Voldo's attire and unusual fighting style has been a source of discussion regarding the character by several publications. Called "a pastiche of every Satanist stereotype imaginable" by Mark Spiegler of The New York Times due to his attire and weaponry, he further compared his movements to a go-go dancer and added that Voldo was "perhaps the oddest character ever to appear in this genre." Game Vortex reviewer Robert Perkins more simply described him as "a warrior that can best be described as martial artist/contortionist meets Edward Scissorhands." IGNs Jesse Schedeen noted Voldo "isn't a man so much as a twisted mass of writhing muscle, all wrapped up and held together in 16th-Century bondage gear." He further stated that while Voldo was "completely insane", it was part of the character's appeal and what helped him return time and again to the series. Daniel Kurland in an article for Bloody Disgusting named Voldo one of the scariest characters from fighting games, drawing comparisons to Street Fighter characters Vega and noted his blindness and inability to speak "makes him feel more like the monster that he looks." In an in-depth study for Polygon, Patrick Gill described Voldo as a monster "introduced to unsettle the audience's normie sensibilities", drawing comparisons to characters like the cenobites from Clive Barker's Hellraiser series. He further described the character as graceful, setting him apart from a lot of other male fighting game characters and represented the idea of fighters not "forced into a masculine mold". John Warren of Fanbyte heavily praised his movement and design, stating of the latter that there was little that didn't feel deliberate, and that "Voldo's blindness is not weakness, but strength. Voldo's pain is beauty, turned outward into an S&M kaleidoscope. Voldo's silence is paralyzing. Voldo is Soulcaliburs greatest creation."

Several published works have provided more in-depth examinations of the character. In the paper Reflexivity as Entertainment: Early Novels and Recent Video Games, Christina Lupton and Peter McDonald noted he challenged simple readings of entrenched stereotypes, stating his "sado-masochistic and sexualized appearance makes the player uncomfortably aware of the conventions governing depictions of perfectly muscled men and women with cartoon breasts." On the other hand, University of Delaware professor Rachel Hutchinson cited Voldo as an example of a 'deviant' stereotype, noting the contrast between other series characters own insanity and how his is reflected sexually through his clothes and mannerisms, and also a stereotype of how Japan perceives the males of Western cultures through his muscular body and large weaponry. In a later study involving students, Hutchinson noted their reactions of describing Voldo as "masochist or sexual deviant", though noted despite being a "monster" character, he was a popular pick among the students "even though his strangeness of appearance and movement made for a clear sense of disjunction and non-identification between player and character. In the book Affect and Embodied Meaning in Animation, Sylvie Bissonnette described Voldo's animations as exploring psychomania, pointing out the gracefulness of his regular animations in contrast to his insect-like attacks, and added "Perceived as a freak, Voldo's performances of both balanced and twisted contrapposti can symbolize his hybrid nature [...] Voldo successfully wrestles opposites, namely grace and strength, human and cyborg, biped and insect, and dancing and contorting." Game design lecturer Michael Anthony DeAnda stated Voldo "doesn't fit society's gender norms", further calling him a "little ray of hope" in his life due to his design and mannerisms, how he contrasts against other male characters in the game, and can serve as an example to others looking for games that model or explore queer experiences.
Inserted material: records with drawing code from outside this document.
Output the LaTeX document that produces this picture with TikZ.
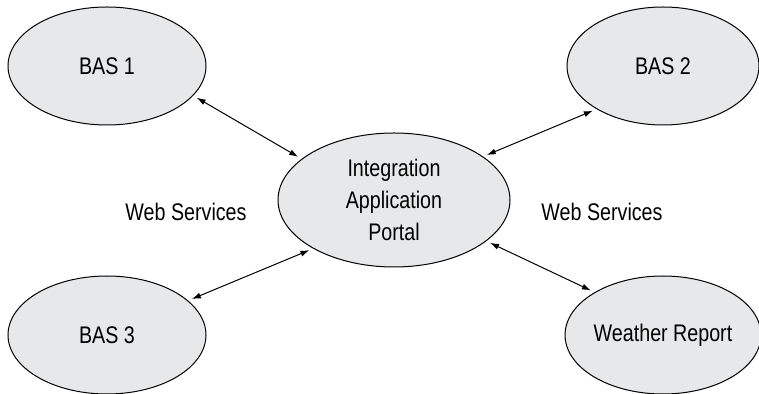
\documentclass[tikz,border=0pt]{standalone}
\usepackage{fontspec}
\setmainfont{Liberation Sans}[FakeStretch=0.82]
\usepackage{tikz}
\usetikzlibrary{positioning,arrows.meta,calc,shapes.geometric}
\definecolor{ellfill}{HTML}{E7E8E9}

\begin{document}
\begin{tikzpicture}[x=0.5pt,y=-0.5pt,
    sys/.style={ellipse,draw,line width=0.5pt,fill=ellfill,inner sep=0pt,
      minimum width=99pt,minimum height=59pt,font=\fontsize{12}{16}\selectfont,align=center},
    edge/.style={line width=0.5pt,{Latex[length=4.5pt,width=3pt]}-{Latex[length=4.5pt,width=3pt]},shorten <=2pt,shorten >=2pt},
    every node/.style={font=\fontsize{12}{16}\selectfont}]
  \useasboundingbox (0,0) rectangle (759,394);
  \node[sys] (bas1) at (107,66) {BAS 1};
  \node[sys,minimum width=96pt] (bas2) at (663,66) {BAS 2};
  \node[sys] (bas3) at (107,335) {BAS 3};
  \node[sys,minimum width=96pt] (weather) at (663,335) {Weather Report};
  \node[sys,minimum width=116pt,minimum height=67pt] (portal) at (394,200) {Integration\\Application\\Portal};
  \node (wsleft) at (186,212) {Web Services};
  \node (wsright) at (602,212) {Web Services};
  \draw[edge] (bas1.-19) -- (portal.156);
  \draw[edge] (portal.26) -- (bas2.213);
  \draw[edge] (bas3.23) -- (portal.211);
  \draw[edge] (portal.-24) -- (weather.148);
\end{tikzpicture}
\end{document}
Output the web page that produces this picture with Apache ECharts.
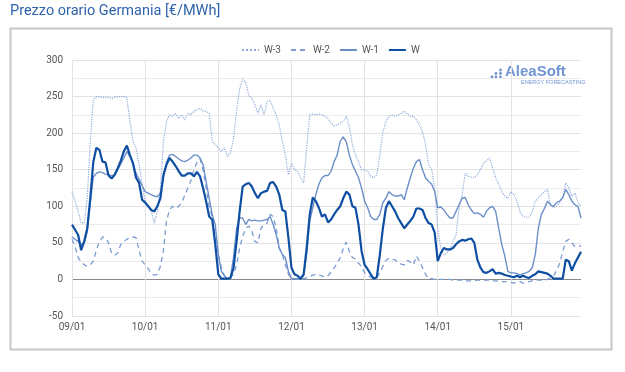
<!DOCTYPE html>
<html><head><meta charset="utf-8">
<script src="https://cdn.jsdelivr.net/npm/echarts@6/dist/echarts.min.js"></script>
<style>html,body{margin:0;padding:0;background:#fff}#c{width:625px;height:372px}</style>
</head><body><div id="c"></div>
<script>
const dayLabels = ['09/01','10/01','11/01','12/01','13/01','14/01','15/01'];
const yTicks = [-50,0,50,100,150,200,250,300];
const seriesNames = ['W-3','W-2','W-1','W'];

const w = [
75,68,61,40,52,70,111,161,180,177,161,160,142,138,143,152,162,175,183,170,159,139,132,109,
105,100,95,93,100,111,143,157,166,161,155,148,142,142,145,145,141,147,141,125,107,86,82,48,
7,1,1,1,2,16,52,93,127,130,132,127,118,111,118,120,121,132,133,127,116,95,93,57,
16,7,5,1,7,43,89,112,107,98,86,89,78,82,89,95,100,111,120,116,100,98,75,39,
20,14,7,1,3,34,70,98,107,100,93,84,77,70,75,80,86,97,97,95,84,77,75,64,
25,36,43,41,41,43,48,52,54,53,55,56,50,27,16,10,9,11,14,8,9,8,6,5,
4,3,5,3,5,3,2,5,7,11,10,9,8,5,1,1,1,1,27,25,12,22,30,38];

const w1 = [
58,55,52,48,50,65,105,140,145,147,146,144,143,142,143,150,158,166,175,168,160,145,137,128,
120,118,116,114,113,118,140,160,170,171,168,165,162,161,163,166,170,170,166,157,134,111,89,75,
34,11,5,1,3,30,70,84,84,75,82,80,81,80,80,81,82,86,75,61,43,34,30,11,
1,1,1,1,5,34,80,98,116,130,139,142,142,148,161,170,189,195,188,170,157,148,139,125,
107,98,86,82,82,89,105,111,120,116,114,114,116,109,125,139,152,161,164,150,139,134,130,120,
98,99,95,89,84,84,93,102,111,112,102,95,90,91,89,85,93,98,100,93,70,48,32,11,
9,9,8,6,8,9,11,16,34,70,89,97,107,102,100,105,107,112,123,116,107,102,100,84];

const w2 = [
55,45,30,24,20,18,20,25,40,52,58,57,50,36,33,36,48,52,55,57,58,57,40,25,
20,15,8,6,7,18,40,80,95,100,97,100,105,115,125,135,150,160,165,150,125,100,85,61,
34,16,5,2,3,7,20,43,59,70,73,66,52,50,70,75,77,89,86,70,43,34,20,7,
2,1,0,1,1,2,3,6,7,6,5,3,5,10,16,22,30,42,51,38,30,28,22,18,
9,6,3,1,3,9,18,26,29,27,27,23,21,20,26,24,20,32,25,16,7,1,1,0,
0,0,0,0,0,-1,-1,-1,-1,-2,-2,-2,-2,-1,-1,-1,-1,-1,-2,-2,-2,-3,-3,-3,
-4,-5,-4,-3,-5,-4,-3,-2,-1,-1,-1,-1,0,2,5,12,22,38,52,55,50,45,45,46];

const w3 = [
120,107,93,77,77,111,189,245,250,250,249,249,249,247,249,250,250,250,249,216,189,180,157,130,
107,100,93,77,93,125,189,216,225,223,227,220,225,218,227,225,230,232,234,230,230,227,189,184,
180,175,180,168,173,193,230,261,273,270,252,248,239,227,239,225,243,245,234,225,211,189,170,143,
159,150,148,139,132,180,225,226,225,226,225,223,220,214,210,211,214,216,223,209,184,170,161,150,
150,148,141,139,143,170,202,216,223,225,223,225,227,230,226,223,223,218,211,202,184,157,150,125,
70,43,34,36,41,52,61,98,116,145,141,140,139,143,150,159,162,166,152,139,130,120,114,111,
120,116,107,93,86,85,85,93,107,111,116,120,123,102,98,100,105,111,132,125,114,118,105,100];

const hours = [];
for (let d = 0; d < dayLabels.length; d++) for (let h = 0; h < 24; h++) hours.push(dayLabels[d]);

const chart = echarts.init(document.getElementById('c'), null, {renderer:'canvas'});
const gridColors = yTicks.map(v => v === 0 ? '#8a8a8a' : '#e2e2e2');

chart.setOption({
  animation:false,
  backgroundColor:'#fff',
  textStyle:{fontFamily:'Roboto, Arial, sans-serif'},
  graphic:[
    {type:'text', left:10, top:4, style:{text:'Prezzo orario Germania [€/MWh]', fill:'#2f63ad', font:'14.5px Roboto, Arial, sans-serif'}},
    {type:'rect', shape:{x:10.5,y:28.5,width:601,height:321}, style:{fill:'none', stroke:'#c8c8c8', lineWidth:2}, z:-1},
    {type:'text', left:505, top:64, style:{text:'AleaSoft', fill:'#6f95d3', font:'bold 15px Arial, sans-serif'}},
    {type:'text', left:521, top:79, style:{text:'ENERGY FORECASTING', fill:'#6f95d3', font:'5.5px Arial, sans-serif'}},
    {type:'circle', shape:{cx:492,cy:77,r:1.4}, style:{fill:'#6f95d3'}},
    {type:'circle', shape:{cx:496,cy:77,r:1.4}, style:{fill:'#6f95d3'}},
    {type:'circle', shape:{cx:496,cy:73.5,r:1.4}, style:{fill:'#6f95d3'}},
    {type:'circle', shape:{cx:500.5,cy:77,r:1.4}, style:{fill:'#6f95d3'}},
    {type:'circle', shape:{cx:500.5,cy:73.5,r:1.4}, style:{fill:'#6f95d3'}},
    {type:'circle', shape:{cx:500.5,cy:70,r:1.4}, style:{fill:'#6f95d3'}}
  ],
  legend:{
    data:seriesNames, top:40, left:236, itemWidth:17, itemHeight:10, itemGap:9,
    itemStyle:{opacity:0},
    textStyle:{color:'#555', fontSize:10}
  },
  grid:{left:72, right:44, top:60, bottom:56},
  xAxis:{
    type:'category', data:hours, boundaryGap:false,
    axisLine:{show:false}, axisTick:{show:false},
    axisLabel:{interval:(i)=> i%24===0, color:'#555', fontSize:10, margin:6},
    splitLine:{show:true, interval:(i)=> i%24===0, lineStyle:{color:'#e2e2e2', width:1}}
  },
  yAxis:{
    type:'value', min:-50, max:300, interval:50,
    axisLine:{show:false}, axisTick:{show:false},
    axisLabel:{color:'#555', fontSize:10, margin:9},
    splitLine:{lineStyle:{color:gridColors, width:1}},
    minorTick:{show:false, splitNumber:2},
    minorSplitLine:{show:true, lineStyle:{color:'#ececec', width:1}}
  },
  series:[
    {name:'W-3', type:'line', data:w3, symbol:'none', color:'#8eaadb', lineStyle:{width:1.2, type:'dotted', color:'#8eaadb'}, z:2},
    {name:'W-2', type:'line', data:w2, symbol:'none', color:'#7c9cd2', lineStyle:{width:1.3, type:[5,4], color:'#7c9cd2'}, z:3},
    {name:'W-1', type:'line', data:w1, symbol:'none', color:'#6b8fc9', lineStyle:{width:1.4, color:'#6b8fc9'}, z:4},
    {name:'W', type:'line', data:w, symbol:'none', color:'#0e4ea3', lineStyle:{width:2.2, color:'#0e4ea3'}, z:5}
  ]
});
</script></body></html>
In a 2002 poll by Namco prior to the release of Soul Calibur II regarding their favorite character, Voldo placed third, with 13% of the tally. That same year Chris Brandt while playing Soulcalibur at a party with a friend took notice that Voldo's movements could be timed to the music at said party. Building upon the concept, they recorded similar footage as a video titled Dance, Voldo, Dance, which is now recognized as one of the first examples of machinima-based music videos.